State Department staffing has declined at least 15 percent in the last three years, and another 20 percent of U.S. diplomats abroad are on furlough.

On Friday, House Speaker Newt Gingrich “strongly advised” members to postpone any overseas trips until a budget agreement is reached.

In a statement, the speaker said he anticipated “a number of key votes” when Congress reconvenes Jan. 3.

Several lawmakers said they had already postponed or canceled their trips.

Many others said their travel plans would be canceled unless there was a budget agreement. House International Relations Committee Chairman Benjamin A. Gilman, R-N.Y., told his office before Christmas: “No budget, no trip.”

But many others refused to delay the trips - some of them barely disguised sightseeing junkets - despite personal appeals by State Department officials.

“They were in the embarrassing position of saying, ‘Look, we can’t offer to carry all the bags of the members of Congress who are traveling,”’ White House spokesman Mike McCurry told reporters.

Adding to the furor over travel, House Republicans beat back a Democratic proposal Friday to cut their pay in half, in line with that of fellow federal employees, until the budget crisis is settled.

The proposal has passed the Senate - unanimously - three times.

In a meeting at the White House the same day, Gingrich, R-Ga., and Senate Majority Leader Bob Dole, R-Kan., proposed a plan that would have brought the 280,000 furloughed employees back to work with only a promise that they would be paid when a budget is passed.

Another 480,000 workers who have remained on the job received only partial paychecks this week because Congress has not approved full funding for their agencies.

Rank-and-file House members are paid $133,600 a year; Gingrich gets $171,500; Majority Leader Dick Armey, R-Texas, gets $148,400, as does Minority Leader Dick Gephardt, D-Mo.

Graham said he had put his trip on hold even before the Washington Post story.
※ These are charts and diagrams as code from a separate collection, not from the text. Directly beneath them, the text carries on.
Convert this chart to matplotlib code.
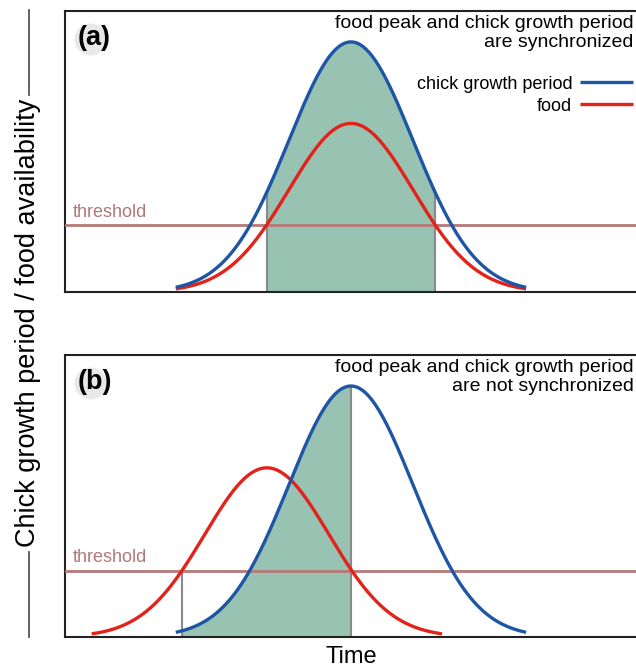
import numpy as np
import matplotlib
matplotlib.use("Agg")
import matplotlib.pyplot as plt
from matplotlib.lines import Line2D

plt.rcParams["font.family"] = ["Liberation Sans", "DejaVu Sans"]

# schematic bell curves: peak time, peak height, spread (time units 0-100)
curve_labels = ["chick growth period", "food"]
curve_colors = ["#1f55a5", "#e2231a"]
peak_time_a = [49.3, 49.3]
peak_height_a = [0.89, 0.60]
peak_time_b = [49.3, 34.8]
peak_height_b = [0.89, 0.60]
spread = [10.7, 10.7]
half_span = 30.2
threshold = [0.238, 0.235]
panel_titles = ["food peak and chick growth period\nare synchronized",
                "food peak and chick growth period\nare not synchronized"]
panel_tags = ["(a)", "(b)"]

FILL = "#98c2b2"
THRESH = "#b87878"
GRAY = "#8a8a8a"


def bell(t, center, height, width):
    return height * np.exp(-(t - center) ** 2 / (2 * width ** 2))


def crossing(center, height, width, level, side):
    d = width * np.sqrt(2 * np.log(height / level))
    return center + side * d


fig = plt.figure(figsize=(6.36, 6.68), dpi=100)
ax_a = fig.add_axes([65 / 636, 1 - 292 / 668, 580 / 636, 281 / 668])
ax_b = fig.add_axes([65 / 636, 1 - 637 / 668, 580 / 636, 282 / 668])

panels = [(ax_a, peak_time_a, peak_height_a), (ax_b, peak_time_b, peak_height_b)]

for i, (ax, times, heights) in enumerate(panels):
    thr = threshold[i]
    curves = []
    for c, h, w in zip(times, heights, spread):
        t = np.linspace(c - half_span, c + half_span, 400)
        curves.append((t, bell(t, c, h, w)))

    # shaded window where chicks are growing and food is above threshold
    if i == 0:
        x0 = crossing(times[1], heights[1], spread[1], thr, -1)
        x1 = crossing(times[1], heights[1], spread[1], thr, 1)
        top0 = bell(x0, times[0], heights[0], spread[0])
        top1 = bell(x1, times[0], heights[0], spread[0])
    else:
        x0 = crossing(times[1], heights[1], spread[1], thr, -1)
        x1 = times[0]
        top0 = thr
        top1 = heights[0]
    tf = np.linspace(x0, x1, 300)
    ax.fill_between(tf, 0, bell(tf, times[0], heights[0], spread[0]),
                    color=FILL, lw=0, zorder=1)
    ax.vlines([x0, x1], 0, [top0, top1], color=GRAY, lw=1.5, zorder=2)

    ax.axhline(thr, color=THRESH, lw=2.0, zorder=3)
    ax.text(1.4, thr + 0.015, "threshold", color="#b07878", fontsize=13,
            ha="left", va="bottom")

    for (t, y), col, lab in zip(curves[::-1], curve_colors[::-1], curve_labels[::-1]):
        ax.plot(t, y, color=col, lw=2.4, solid_capstyle="butt", zorder=4, label=lab)

    ax.text(98.0, 0.985, panel_titles[i], ha="right", va="top", fontsize=14,
            linespacing=1.12)
    ax.plot([0.043], [0.902], "o", ms=23, color="#e8e8e8", mec="none",
            transform=ax.transAxes, clip_on=False, zorder=0.5)
    ax.text(0.051, 0.903, panel_tags[i], transform=ax.transAxes, fontsize=19.5,
            fontweight="bold", ha="center", va="center")

    ax.set_xlim(0, 100)
    ax.set_ylim(0, 1)
    ax.set_xticks([])
    ax.set_yticks([])
    for s in ax.spines.values():
        s.set_linewidth(1.5)
        s.set_color("#222222")

handles, labels = ax_a.get_legend_handles_labels()
ax_a.legend(handles[::-1], labels[::-1], loc="upper right",
            bbox_to_anchor=(0.979, 0.77), frameon=False, markerfirst=False,
            fontsize=13, handlelength=2.9, handletextpad=0.45,
            labelspacing=0.28, borderpad=0, borderaxespad=0)

fig.text(351 / 636, 1 - 663 / 668, "Time", ha="center", va="baseline", fontsize=17)
fig.text(28 / 636, 1 - 323 / 668, "Chick growth period / food availability",
         rotation=90, ha="center", va="center", fontsize=19.5)
for y0, y1 in [(10, 95), (552, 637)]:
    fig.add_artist(Line2D([29 / 636, 29 / 636], [1 - y0 / 668, 1 - y1 / 668],
                          color="#555555", lw=1.3))

fig.savefig("out.png", dpi=100)
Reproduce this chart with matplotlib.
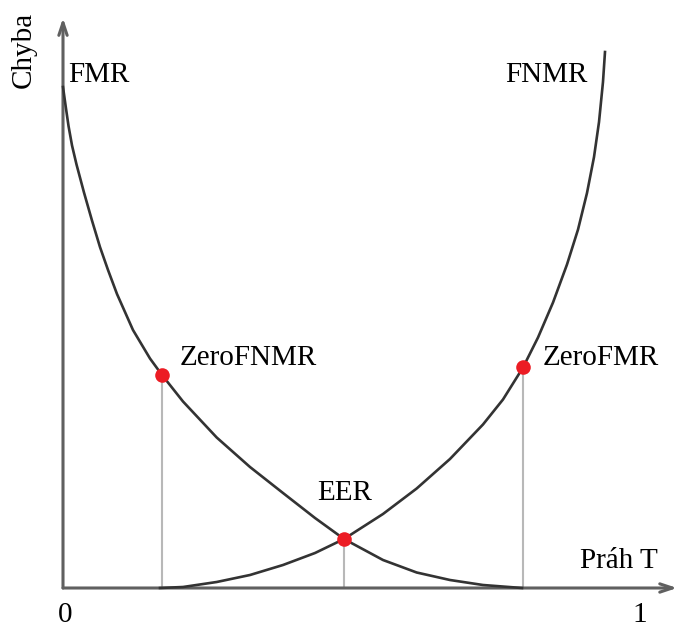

Sens. Graham; Mike DeWine, R-Ohio; and Richard Bryan, D-Nev., plan to research political changes, drug smuggling and economic issues in Haiti, Panama, Colombia, Peru and Chile.

They were to meet Haitian President Jean-Bertrand Aristide and President-elect Rene Preval on Wednesday and Colombian President Ernesto Samper on Thursday.

The trip will not take place unless a budget compromise is reached by Tuesday, Graham said.

Diplomats said the long-planned trip by the three senior members of the Senate Intelligence Committee differed from other, less-strenuous trips by junior or retiring lawmakers.

“The DeWine-Graham-Bryan congressional delegation is the kind of mission that must take place,” said Tex Harris, director of the American Foreign Service Association, which represents State Department workers.

“The serious congressional leaders, sitting on the Senate intelligence Committee, need a firsthand, clear understanding of the issues that America faces in Haiti, Colombia, Peru and Chile.”